Here's a good allocation deal for you if you are really getting your own servers. Allow my futures app to run on one of your servers with 24 hour 7 day a week up time. See if you like what you see. If after you like the returns I am generating, allocate the app just $ 20,000 with the signals going to your own or the allocators brokerage account, for example, don't give me any money. My own money will be in my own brokerage account. I will sign a contract to cover any or all losses with the money I am already managing, but I get 25% of all profits on leverage. Your 75% profits will cover your infrastructure costs. I will also pay my own commission costs and margin for example I don't want to route trades through your allocator. If I continue to generating outstanding returns we can work on allocating more capital for the app. Please be advised I will not teach anyone how the app works or allow anyone to reverse engineer my trades or see my charts. Also, note as an former Senior Network Admin, I can tell you that my application will not cause performance issues for any other applications you want to run on your server. However, I would require you to do the following setup. Have the server running on a UPS in case power fails. Do tape backups on the server. Also, use at least RAID IV on the hard drives, and have a CISCO firewall protecting your servers, and don't forget to change the default password for your routers.

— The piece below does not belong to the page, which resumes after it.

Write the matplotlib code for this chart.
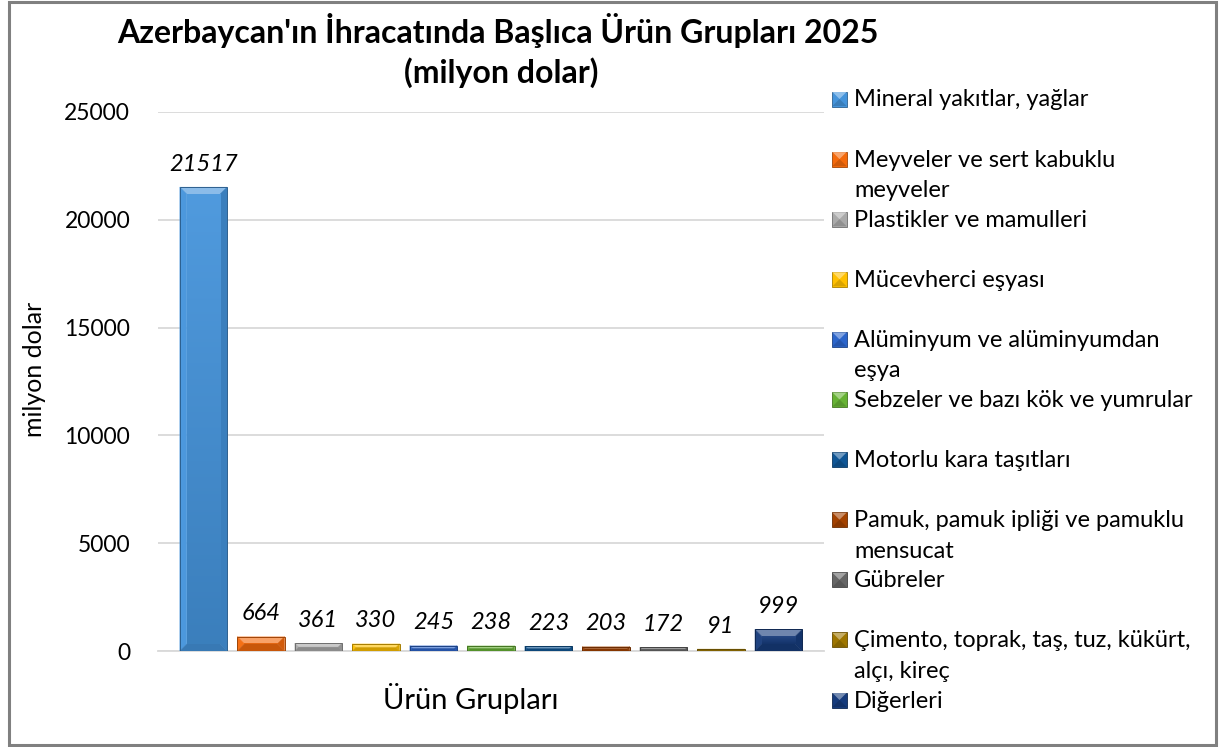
import matplotlib
matplotlib.use("Agg")
import matplotlib.pyplot as plt
from matplotlib.patches import Polygon, Rectangle
import matplotlib.colors as mcolors
import colorsys
import numpy as np

plt.rcParams['font.family'] = ['Lato', 'DejaVu Sans']

title_lines = ["Azerbaycan'ın İhracatında Başlıca Ürün Grupları 2025", "(milyon dolar)"]
categories = [
    "Mineral yakıtlar, yağlar",
    "Meyveler ve sert kabuklu\nmeyveler",
    "Plastikler ve mamulleri",
    "Mücevherci eşyası",
    "Alüminyum ve alüminyumdan\neşya",
    "Sebzeler ve bazı kök ve yumrular",
    "Motorlu kara taşıtları",
    "Pamuk, pamuk ipliği ve pamuklu\nmensucat",
    "Gübreler",
    "Çimento, toprak, taş, tuz, kükürt,\nalçı, kireç",
    "Diğerleri",
]
values = [21517, 664, 361, 330, 245, 238, 223, 203, 172, 91, 999]
colors = ["#5B9BD5", "#ED7D31", "#A5A5A5", "#FFC000", "#4472C4", "#70AD47",
          "#255E91", "#9E480E", "#636363", "#997300", "#264478"]
yticks = [0, 5000, 10000, 15000, 20000, 25000]
xlabel = "Ürün Grupları"
ylabel = "milyon dolar"

W, H = 1219, 747
fig = plt.figure(figsize=(W / 100, H / 100), dpi=100)
fig.patch.set_facecolor("white")

ax_l, ax_r, ax_t, ax_b = 158, 824, 112, 651
ax = fig.add_axes([ax_l / W, 1 - ax_b / H, (ax_r - ax_l) / W, (ax_b - ax_t) / H])
n = len(values)
xs = np.arange(n)
xlim = (-0.79, n - 1 + 0.79)
ylim = (0, 25000)

sx = (xlim[1] - xlim[0]) / (ax_r - ax_l)   # data per px
sy = (ylim[1] - ylim[0]) / (ax_b - ax_t)


def mix(c, other, t):
    a = np.array(mcolors.to_rgb(c))
    b = np.array(mcolors.to_rgb(other))
    return tuple(a * (1 - t) + b * t)


def vivid(c, s_mult=1.2, v_mult=1.03):
    r, g, b = mcolors.to_rgb(c)
    h, s, v = colorsys.rgb_to_hsv(r, g, b)
    return colorsys.hsv_to_rgb(h, min(1, s * s_mult), min(1, v * v_mult))


def bevel(axis, x0, y0, w, h, color, d, sxu, syu, z=3):
    """Bevelled rectangle; w,h in data units (positive), d in pixels."""
    hpx = h / syu
    wpx = w / sxu
    dd = min(d, hpx / 2.0, wpx / 2.0)
    dx, dy = dd * sxu, dd * syu
    x1, y1 = x0 + w, y0 + h
    ix0, ix1, iy0, iy1 = x0 + dx, x1 - dx, y0 + dy, y1 - dy
    vc = vivid(color)
    top = mix(vc, "white", 0.38)
    left = mix(vc, "white", 0.04)
    right = mix(vc, "black", 0.14)
    bottom = mix(vc, "black", 0.18)
    polys = [
        ([(x0, y1), (x1, y1), (ix1, iy1), (ix0, iy1)], top),
        ([(x0, y0), (x0, y1), (ix0, iy1), (ix0, iy0)], left),
        ([(x1, y0), (x1, y1), (ix1, iy1), (ix1, iy0)], right),
        ([(x0, y0), (x1, y0), (ix1, iy0), (ix0, iy0)], bottom),
    ]
    for pts, c in polys:
        axis.add_patch(Polygon(pts, closed=True, facecolor=c, edgecolor=c,
                               linewidth=0.3, zorder=z))
    # vertical gradient face
    c_top = np.array(mix(vc, "white", 0.06))
    c_bot = np.array(mix(vc, "black", 0.14))
    t = np.linspace(0, 1, 64)[:, None]
    grad = (c_top[None, :] * (1 - t) + c_bot[None, :] * t)[:, None, :]
    axis.imshow(grad, extent=(ix0, ix1, iy0, iy1), origin="upper",
                aspect="auto", interpolation="bilinear", zorder=z)
    axis.add_patch(Rectangle((x0, y0), w, h, facecolor="none",
                             edgecolor=mix(vc, "black", 0.35),
                             linewidth=0.7, zorder=z + 0.1))


bw = 0.82
ax.bar(xs, values, width=bw, color=colors, alpha=0)
for x, v, c in zip(xs, values, colors):
    bevel(ax, x - bw / 2, 0, bw, v, c, 7, sx, sy)
    ax.annotate(f"{v}", (x, v), xytext=(0, 9), textcoords="offset points",
                ha="center", va="bottom", fontsize=17, style="italic",
                color="black", zorder=5)

ax.set_xlim(*xlim)
ax.set_ylim(*ylim)
ax.set_aspect("auto")
ax.set_facecolor("none")
ax.set_yticks(yticks)
ax.set_yticklabels([str(t) for t in yticks], fontsize=16.5, color="black")
ax.set_xticks([])
ax.tick_params(axis="y", length=0, pad=20)
ax.grid(axis="y", color="#D9D9D9", linewidth=1.3, zorder=0)
ax.set_axisbelow(True)
for s in ["left", "right", "top"]:
    ax.spines[s].set_visible(False)
ax.spines["bottom"].set_color("#D9D9D9")
ax.spines["bottom"].set_linewidth(1.3)

fig.text(498 / W, 1 - 30 / H, title_lines[0], ha="center", va="center",
         fontsize=23, fontweight="bold")
fig.text(501 / W, 1 - 73 / H, title_lines[1], ha="center", va="center",
         fontsize=23, fontweight="bold")
fig.text(471 / W, 1 - 698 / H, xlabel, ha="center", va="center", fontsize=21)
fig.text(35 / W, 1 - 369 / H, ylabel, ha="center", va="center",
         fontsize=18, rotation=90)

# overlay in pixel coordinates for legend and border
ov = fig.add_axes([0, 0, 1, 1])
ov.set_xlim(0, W)
ov.set_ylim(H, 0)
ov.axis("off")
ov.set_facecolor("none")
m = 15.0
for i, (lab, c) in enumerate(zip(categories, colors)):
    vc = vivid(c)
    yc = 99 + 60.1 * i
    x0, x1 = 832, 832 + m
    y0, y1 = yc - m / 2, yc + m / 2  # y0 is top (inverted axis)
    cx, cy = (x0 + x1) / 2, yc
    ov.add_patch(Polygon([(x0, y0), (x1, y0), (x1, y1), (x0, y1)], closed=True,
                         facecolor=vc, edgecolor=mix(vc, "black", 0.35),
                         linewidth=0.6, zorder=4))
    ov.add_patch(Polygon([(x0 + 0.5, y0 + 0.5), (x1 - 0.5, y0 + 0.5), (cx, cy)],
                         closed=True, facecolor=mix(vc, "white", 0.4),
                         edgecolor="none", zorder=4.1))
    ov.add_patch(Polygon([(x0 + 0.5, y1 - 0.5), (x1 - 0.5, y1 - 0.5), (cx, cy)],
                         closed=True, facecolor=mix(vc, "black", 0.15),
                         edgecolor="none", zorder=4.1))
    for j, line in enumerate(lab.split("\n")):
        ov.text(854, yc + 7.5 + 30.5 * j, line, ha="left", va="baseline",
                fontsize=17, color="black")

ov.add_patch(Rectangle((9, 2), 1207, 743, facecolor="none",
                       edgecolor="#808080", linewidth=2.2, zorder=10))

fig.savefig("out.png", dpi=100, facecolor="white")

Yep, we are really getting our own servers. PM me with details, deeper description -- can't take hurt to take a look.
all these negotiations going on... homeboys is checking out your deal just to shop... window shopper.. hell sometimes thats a great thing.. see whats on the market... .what deals are being priced at..
Q http://www.interactivebrokers.com/en/general/education/hdi_port_margin.php Customers who maintain a balanced portfolio of hedged positions could benefit from lower margin requirements and greater leverage using IB's Portfolio Margin account. Customers who are currently approved for options trading and who maintain an account minimum of USD 110,000 are eligible to apply for an account upgrade to Portfolio Margin. Portfolio Margin is calculated for cash and equity products only; futures margin is always calculated and applied separately using the SPAN margin algorithm. UQ
i've researched portfolio margin a little bit... seems like to me your guessing as to what your margin is going to be considering all of your concentration, corrolation, etc.. the more basic things are easy to calculate.. but if you get into any kind of concentrated risk positions you don't get the same 1 to 5 leverage.. Devil is in the details.. and of course your risk is always changing.. so if i end up getting porfolio margin.. i'm going to have to figure the thing out a little better... some correlation trading that decouples.. some large volatility changes.. Blow ups are always right around the corner.. its not that there isn't buried risk/bombs.. its how far you are away from them!
I'm curious about the mechanics of these "First Loss" type of deals. Feel free to chime in if you know the answer. Say I put up 500k of my own capital and receive an allocation of $4.5 mil for a total account value of $5 million. I think it is safe to assume that all this capital goes into some account, most likely held at a prime broker (where I - as "portfolio manager" - have trading privileges on the account but no withdrawal privileges). Here is my question: Can I margin up this 5 million using a Portfolio Margin account? For example, say I have a tightly risk controlled, market-neutral strategy. As a result, it is within the realm of prudence to leverage this up to, say, 10-to-1. Would the allocator allow for this? Basically, what I'm asking here is if the allocator allows for portfolio margin accounts such that the $5 million account is leveraged up to $50 million in gross exposure?
I don't think you understand. You're account is already levered 10 to 1. You want 100 to 1 leverage? So a 1% loss would wipe out your 500k completely.
No, it is my understanding that portfolio margin is not an option (unless you have some very specific hedged strategy with extremely low volatility) - even then, it's tough to see how this would be advantageous as maverick points out that a 1% loss would wipe out your entire equity. This is why the program isn't fit for everyone - and doesn't apply to all trading strategies. It's just a resource that might help SOME managers in the process of raising AUM and attracting institutional investors.
Yes, that is exactly the case I am asking about. With many market neutral strategies, risk goes down as leverage goes up. Ergo, higher leverage results in a higher sharpe ratio and smaller drawdowns. Of course, this is all predicated on the assumption that one could generate returns that outweigh the funding cost.